The price point of the GAIA lineup is not for the faint of heart or wallet. In fact, implementing a stereo set of GAIA isolators into your setup may end up costing you somewhere in the neighborhood of 5%-20% of your speaker's MSRP.

Nevertheless, my experience with the GAIA was so overwhelmingly positive that I’m going to do something that I don’t often do with review gear—make it a permanent part of my personal setup going forward. This road with the GAIA was more of a personal journal than a formal review. Therefore, I highly recommend you take GAIA for a spin yourself and draw your own conclusions. But something tells me we just might find ourselves walking together on the same path to audiophile nirvana.

Finite-Elemente Cerabase ($1600/pair)
From Stereophile:
On the other hand, installing a set of Ceraball or Cerapuc feet under a component was a huge, jaw-dropping change.
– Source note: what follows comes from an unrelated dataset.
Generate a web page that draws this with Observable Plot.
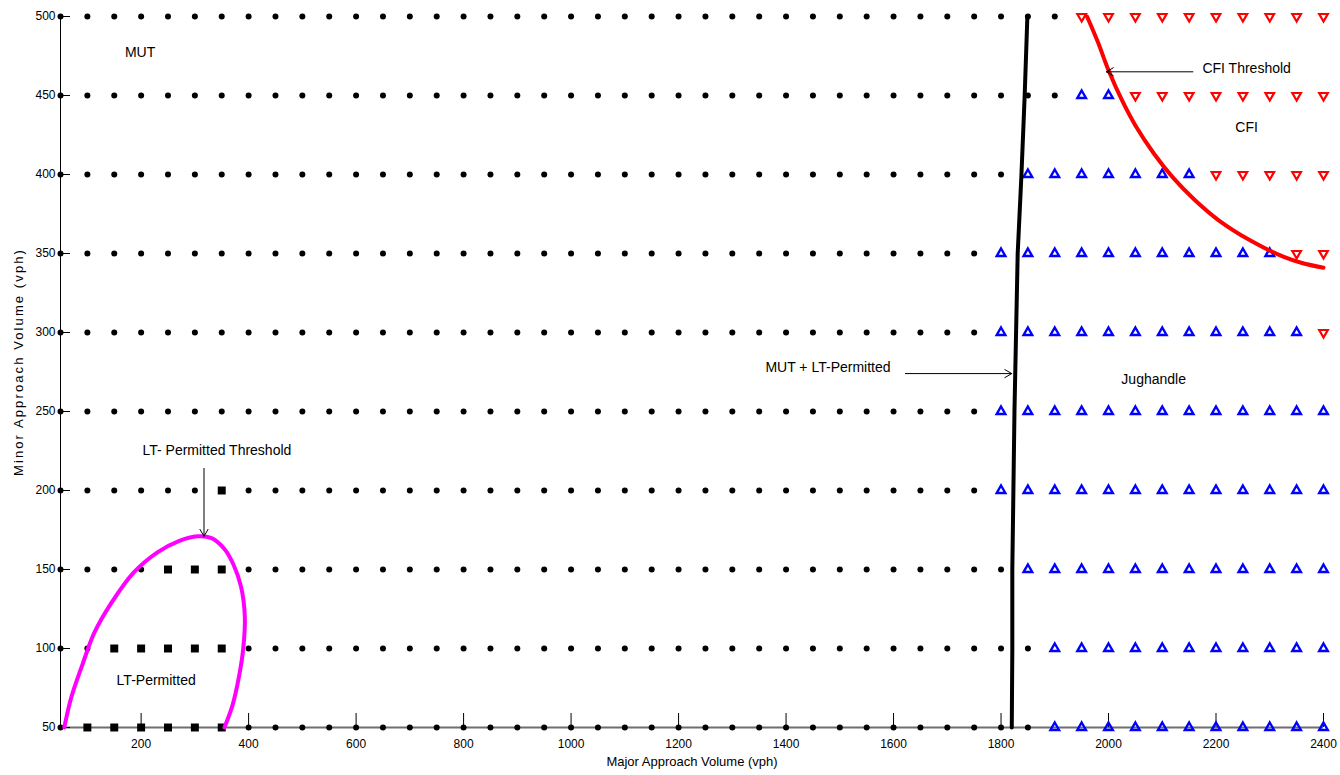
<!DOCTYPE html>
<html>
<head>
<meta charset="utf-8">
<script src="https://cdn.jsdelivr.net/npm/d3@7"></script>
<script src="https://cdn.jsdelivr.net/npm/@observablehq/plot@0.6"></script>
<style>
  html, body { margin: 0; padding: 0; background: #fff; }
  #chart { width: 1340px; height: 775px; }
</style>
</head>
<body>
<div id="chart"></div>
<script>
// Major approach volumes (x grid, vph)
const majorVolumes = [50,100,150,200,250,300,350,400,450,500,550,600,650,700,750,800,850,900,950,1000,
  1050,1100,1150,1200,1250,1300,1350,1400,1450,1500,1550,1600,1650,1700,1750,1800,1850,1900,1950,2000,
  2050,2100,2150,2200,2250,2300,2350,2400];
// Minor approach volumes (y grid, vph)
const minorVolumes = [50,100,150,200,250,300,350,400,450,500];
// x tick labels
const majorTicks = [200,400,600,800,1000,1200,1400,1600,1800,2000,2200,2400];

// Best alternative per grid cell, one string per minor volume (M = MUT, L = LT-Permitted, J = Jughandle, C = CFI)
const regimeRows = {
  500: "MMMMMMMMMM MMMMMMMMMM MMMMMMMMMM MMMMMMMMCC CCCCCCCC",
  450: "MMMMMMMMMM MMMMMMMMMM MMMMMMMMMM MMMMMMMMJJ CCCCCCCC",
  400: "MMMMMMMMMM MMMMMMMMMM MMMMMMMMMM MMMMMMJJJJ JJJCCCCC",
  350: "MMMMMMMMMM MMMMMMMMMM MMMMMMMMMM MMMMMJJJJJ JJJJJJCC",
  300: "MMMMMMMMMM MMMMMMMMMM MMMMMMMMMM MMMMMJJJJJ JJJJJJJC",
  250: "MMMMMMMMMM MMMMMMMMMM MMMMMMMMMM MMMMMJJJJJ JJJJJJJJ",
  200: "MMMMMMLMMM MMMMMMMMMM MMMMMMMMMM MMMMMJJJJJ JJJJJJJJ",
  150: "MMMMLLLMMM MMMMMMMMMM MMMMMMMMMM MMMMMMJJJJ JJJJJJJJ",
  100: "MMLLLLLMMM MMMMMMMMMM MMMMMMMMMM MMMMMMMJJJ JJJJJJJJ",
  50:  "MLLLLLLMMM MMMMMMMMMM MMMMMMMMMM MMMMMMMJJJ JJJJJJJJ"
};

// Threshold curves
const ltPermittedThreshold = [
  {x: 57, y: 50}, {x: 70, y: 69}, {x: 91, y: 90}, {x: 113, y: 110}, {x: 145, y: 129},
  {x: 186, y: 148}, {x: 231, y: 161}, {x: 270, y: 168}, {x: 305, y: 171}, {x: 330, y: 170},
  {x: 355, y: 163}, {x: 372, y: 153}, {x: 386, y: 139}, {x: 393, y: 120}, {x: 390, y: 100},
  {x: 382, y: 82}, {x: 370, y: 64}, {x: 355, y: 50}
];
const mutLtBoundary = [
  {x: 1820, y: 50}, {x: 1821, y: 100}, {x: 1821, y: 150}, {x: 1823, y: 200}, {x: 1825, y: 250},
  {x: 1828, y: 300}, {x: 1831, y: 350}, {x: 1838, y: 400}, {x: 1844, y: 450}, {x: 1849, y: 500}
];
const cfiThreshold = [
  {x: 1960, y: 500}, {x: 1980, y: 484}, {x: 2000, y: 466}, {x: 2025, y: 447}, {x: 2050, y: 431},
  {x: 2085, y: 413}, {x: 2120, y: 398}, {x: 2160, y: 384}, {x: 2205, y: 371}, {x: 2265, y: 358},
  {x: 2325, y: 348}, {x: 2360, y: 344}, {x: 2400, y: 341}
];

// Annotations
const labels = [
  {text: "MUT", x: 198, y: 477},
  {text: "LT- Permitted Threshold", x: 341, y: 225},
  {text: "LT-Permitted", x: 228, y: 80},
  {text: "MUT + LT-Permitted", x: 1478, y: 278},
  {text: "Jughandle", x: 2084, y: 270},
  {text: "CFI Threshold", x: 2257, y: 467},
  {text: "CFI", x: 2257, y: 430}
];
const arrows = [
  {x1: 317, y1: 214, x2: 317, y2: 171},
  {x1: 1622, y1: 274, x2: 1820, y2: 274},
  {x1: 2157, y1: 465, x2: 1996, y2: 465}
];

// Build the point table from the rows
const points = [];
for (const yv of minorVolumes) {
  const codes = regimeRows[yv].replace(/ /g, "");
  majorVolumes.forEach((xv, i) => points.push({x: xv, y: yv, regime: codes[i]}));
}
const of = (r) => points.filter(d => d.regime === r);
const x0 = majorVolumes[0];
const y0 = minorVolumes[0];

const chart = Plot.plot({
  width: 1340,
  height: 775,
  marginLeft: 60,
  marginRight: 17,
  marginTop: 16,
  marginBottom: 48,
  style: {fontFamily: "'Liberation Sans', Arial, sans-serif", fontSize: "12px", background: "#fff", color: "#000"},
  x: {domain: [x0, majorVolumes[majorVolumes.length - 1]]},
  y: {domain: [y0, minorVolumes[minorVolumes.length - 1]]},
  marks: [
    Plot.ruleX([x0], {stroke: "#000", strokeWidth: 1}),
    Plot.ruleY([y0], {stroke: "#6e6e6e", strokeWidth: 2}),
    // inward tick marks
    Plot.ruleX(majorTicks, {x: d => d, y1: y0, y2: y0, insetTop: -14, stroke: "#000", strokeWidth: 1}),
    Plot.ruleY(minorVolumes, {y: d => d, x1: x0, x2: x0, insetRight: -10, stroke: "#000", strokeWidth: 1}),
    Plot.axisX({ticks: majorTicks, tickSize: 0, tickPadding: 12, tickFormat: d => String(d),
      label: "Major Approach Volume (vph)", labelAnchor: "center", labelArrow: "none", labelOffset: 38, fontSize: 12}),
    Plot.axisY({ticks: minorVolumes, tickSize: 0, tickPadding: 5, tickFormat: d => String(d),
      label: "Minor Approach Volume (vph)", labelAnchor: "center", labelArrow: "none", labelOffset: 47, fontSize: 12}),
    Plot.dot(of("M"), {x: "x", y: "y", r: 3, fill: "#000", symbol: "circle"}),
    Plot.dot(of("L"), {x: "x", y: "y", r: 4.5, fill: "#000", symbol: "square"}),
    Plot.dot(of("J"), {x: "x", y: "y", r: 3.2, fill: "none", stroke: "#0000ff", strokeWidth: 2.4, symbol: "triangle"}),
    Plot.dot(of("C"), {x: "x", y: "y", r: 3.2, fill: "none", stroke: "#ff0000", strokeWidth: 2.2, symbol: "triangle", rotate: 180}),
    Plot.line(ltPermittedThreshold, {x: "x", y: "y", stroke: "#ff00ff", strokeWidth: 4, curve: "catmull-rom"}),
    Plot.line(mutLtBoundary, {x: "x", y: "y", stroke: "#000", strokeWidth: 4, curve: "linear"}),
    Plot.line(cfiThreshold, {x: "x", y: "y", stroke: "#ff0000", strokeWidth: 4, curve: "catmull-rom"}),
    Plot.arrow(arrows, {x1: "x1", y1: "y1", x2: "x2", y2: "y2", stroke: "#000", strokeWidth: 1, headLength: 12}),
    Plot.text(labels, {x: "x", y: "y", text: "text", fill: "#000", fontSize: 14})
  ]
});
document.getElementById("chart").appendChild(chart);
// axis-label styling to match the source figure
d3.select(chart).selectAll('g[aria-label="x-axis label"] text').style("font-size", "13px");
const yLabel = d3.select(chart).select('g[aria-label="y-axis label"]');
yLabel.attr("transform", "translate(0,-10) " + (yLabel.attr("transform") || ""))
  .selectAll("text").style("font-size", "13px").style("letter-spacing", "2.1px");
</script>
</body>
</html>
The differences were the same—improved focus, transparency, resolution, and dynamic precision—but their magnitude was much larger. Slipping a trio of Ceraballs under the VTL TL-7.5 wasn't like demagnetizing a cartridge; it was like upgrading to a really good moving-coil. And dressing cables? Forget it—this improvement was like replacing all of my freebie and Home Depot wire with a good set of high-end cables.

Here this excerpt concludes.